§ WHAT TO WORK ON: Retype the lines beneath this one, from the first through the line containing "0.0925, 0.0896, 0.0885]". Pictures are left out.

§ DATASET CONTENT:
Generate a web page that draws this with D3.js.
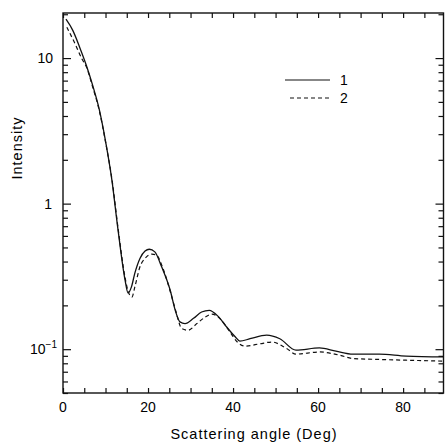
<!DOCTYPE html>
<html>
<head>
<meta charset="utf-8">
<script src="https://cdn.jsdelivr.net/npm/d3@7"></script>
<style>
body { margin: 0; background: #fff; }
text { font-family: "Liberation Sans", Arial, sans-serif; fill: #000; }
.tick-label { font-size: 14px; }
.axis-title { font-size: 14.5px; letter-spacing: 1px; }
</style>
</head>
<body>
<div id="chart"></div>
<script>
// curva 1 (continua)
const angleSolid = [0.7, 2.3, 4.0, 5.5, 7.0, 8.5, 10.0, 11.5, 12.9, 14.6, 15.3, 16.1, 16.9, 18.1, 19.3, 20.3, 21.6, 23.2, 25.2, 26.4, 27.5, 28.7, 30.7, 32.6, 34.4, 36.5, 38.5, 40.5, 41.6, 44, 47.9, 51, 54.8, 60.3, 64.2, 68.2, 74.4, 80.7, 89.6]
const intensitySolid = [18.5, 15.5, 11.7, 8.9, 6.46, 4.47, 2.69, 1.45, 0.676, 0.298, 0.243, 0.268, 0.333, 0.42, 0.472, 0.486, 0.466, 0.368, 0.255, 0.185, 0.154, 0.150, 0.163, 0.18, 0.185, 0.168, 0.142, 0.1217, 0.1135, 0.118, 0.125, 0.118, 0.0985, 0.102, 0.097, 0.0925, 0.0925, 0.0896, 0.0885]

// curva 2 (discontinua)
const angleDashed = [0.9, 2.8, 4.5, 5.5, 7.0, 8.5, 10.0, 11.6, 13.0, 14.6, 15.2, 16.2, 16.9, 18.1, 19.3, 20.9, 22, 23.5, 25.3, 26.6, 27.9, 29.4, 31.5, 33.3, 35, 37.3, 39.3, 41, 42.8, 46.4, 49.1, 52.6, 54.8, 60.3, 65, 68.2, 74.4, 80.7, 89.6]
const intensityDashed = [16.3, 12.6, 9.8, 8.7, 6.3, 4.4, 2.66, 1.41, 0.66, 0.31, 0.257, 0.228, 0.268, 0.368, 0.42, 0.45, 0.443, 0.36, 0.245, 0.18, 0.139, 0.135, 0.150, 0.165, 0.174, 0.158, 0.131, 0.112, 0.105, 0.109, 0.112, 0.101, 0.0925, 0.0957, 0.091, 0.0863, 0.085, 0.084, 0.0828]

// ticks
const xTicks = d3.range(0, 90, 5)
const xTickLabels = [0, 20, 40, 60, 80]
const yMajor = [0.1, 1, 10]
const legendLabels = ["1", "2"]

const width = 446
const height = 442
const margin = { top: 13, bottom: 49, left: 63, right: 2.5 }
const innerW = width - margin.left - margin.right
const innerH = height - margin.top - margin.bottom

const svg = d3.select("#chart")
    .append("svg")
    .attr("width", width)
    .attr("height", height)

const g = svg.append("g")
    .attr("transform", `translate(${margin.left}, ${margin.top})`)

const x = d3.scaleLinear().domain([0, 89.5]).range([0, innerW])
const y = d3.scaleLog().domain([0.05, 20.4]).range([innerH, 0])

// ejes con ticks hacia dentro
const xAxisBottom = d3.axisBottom(x).tickValues(xTicks).tickSize(-5).tickFormat("")
const xAxisTop = d3.axisTop(x).tickValues(xTicks).tickSize(-5).tickFormat("")

g.append("g").attr("transform", `translate(0, ${innerH})`).call(xAxisBottom)
g.append("g").call(xAxisTop)

// ticks menores del eje log
const yMinor = y.ticks().filter(v => !yMajor.some(m => Math.abs(m - v) < 1e-9))
const yAxisLeft = d3.axisLeft(y).tickValues(yMinor).tickSize(-5).tickFormat("")
const yAxisRight = d3.axisRight(y).tickValues(yMinor).tickSize(-5).tickFormat("")
const yMajLeft = d3.axisLeft(y).tickValues(yMajor).tickSize(-8).tickFormat("")
const yMajRight = d3.axisRight(y).tickValues(yMajor).tickSize(-8).tickFormat("")

g.append("g").call(yAxisLeft)
g.append("g").call(yMajLeft)
g.append("g").attr("transform", `translate(${innerW}, 0)`).call(yAxisRight)
g.append("g").attr("transform", `translate(${innerW}, 0)`).call(yMajRight)

g.selectAll(".domain").remove()
g.selectAll(".tick line").attr("stroke", "#111").attr("stroke-width", 1.2)

// marco
g.append("rect")
    .attr("width", innerW)
    .attr("height", innerH)
    .attr("fill", "none")
    .attr("stroke", "#111")
    .attr("stroke-width", 1.4)

// etiquetas x
g.selectAll(".xlab")
    .data(xTickLabels)
    .enter()
    .append("text")
    .attr("class", "tick-label")
    .attr("x", d => x(d))
    .attr("y", innerH + 19)
    .attr("text-anchor", "middle")
    .text(d => d)

// etiquetas y
const yLab = g.append("g").attr("class", "tick-label").attr("text-anchor", "end")
yLab.append("text").attr("x", -10).attr("y", y(10) + 5).text("10")
yLab.append("text").attr("x", -11).attr("y", y(1) + 5).text("1")
const t = yLab.append("text").attr("x", -6).attr("y", y(0.1) + 5)
t.append("tspan").text("10")
t.append("tspan").attr("dy", -6).style("font-size", "10px").text("\u22121")

// títulos
svg.append("text")
    .attr("class", "axis-title")
    .attr("x", 254)
    .attr("y", 439)
    .attr("text-anchor", "middle")
    .text("Scattering angle (Deg)")

svg.append("text")
    .attr("class", "axis-title")
    .attr("transform", "translate(22, 148) rotate(-90)")
    .attr("text-anchor", "middle")
    .text("Intensity")

// curvas
const line = d3.line()
    .x(d => x(d[0]))
    .y(d => y(d[1]))
    .curve(d3.curveMonotoneX)

g.append("path")
    .datum(d3.zip(angleSolid, intensitySolid))
    .attr("fill", "none")
    .attr("stroke", "#111")
    .attr("stroke-width", 1.3)
    .attr("d", line)

g.append("path")
    .datum(d3.zip(angleDashed, intensityDashed))
    .attr("fill", "none")
    .attr("stroke", "#111")
    .attr("stroke-width", 1.2)
    .attr("stroke-dasharray", "4,3")
    .attr("d", line)

// leyenda
const legend = svg.append("g")
legend.selectAll("line")
    .data(legendLabels)
    .enter()
    .append("line")
    .attr("x1", (d, i) => i ? 290 : 285)
    .attr("x2", 330)
    .attr("y1", (d, i) => 80 + i * 18)
    .attr("y2", (d, i) => 80 + i * 18)
    .attr("stroke", "#111")
    .attr("stroke-width", 1.2)
    .attr("stroke-dasharray", (d, i) => i ? "4,3" : null)
legend.selectAll("text")
    .data(legendLabels)
    .enter()
    .append("text")
    .attr("class", "tick-label")
    .attr("x", 340)
    .attr("y", (d, i) => 85 + i * 18)
    .text(d => d)
</script>
</body>
</html>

§ FULL RESPONSE:
Generate a web page that draws this with D3.js.
<!DOCTYPE html>
<html>
<head>
<meta charset="utf-8">
<script src="https://cdn.jsdelivr.net/npm/d3@7"></script>
<style>
body { margin: 0; background: #fff; }
text { font-family: "Liberation Sans", Arial, sans-serif; fill: #000; }
.tick-label { font-size: 14px; }
.axis-title { font-size: 14.5px; letter-spacing: 1px; }
</style>
</head>
<body>
<div id="chart"></div>
<script>
// curva 1 (continua)
const angleSolid = [0.7, 2.3, 4.0, 5.5, 7.0, 8.5, 10.0, 11.5, 12.9, 14.6, 15.3, 16.1, 16.9, 18.1, 19.3, 20.3, 21.6, 23.2, 25.2, 26.4, 27.5, 28.7, 30.7, 32.6, 34.4, 36.5, 38.5, 40.5, 41.6, 44, 47.9, 51, 54.8, 60.3, 64.2, 68.2, 74.4, 80.7, 89.6]
const intensitySolid = [18.5, 15.5, 11.7, 8.9, 6.46, 4.47, 2.69, 1.45, 0.676, 0.298, 0.243, 0.268, 0.333, 0.42, 0.472, 0.486, 0.466, 0.368, 0.255, 0.185, 0.154, 0.150, 0.163, 0.18, 0.185, 0.168, 0.142, 0.1217, 0.1135, 0.118, 0.125, 0.118, 0.0985, 0.102, 0.097, 0.0925, 0.0925, 0.0896, 0.0885]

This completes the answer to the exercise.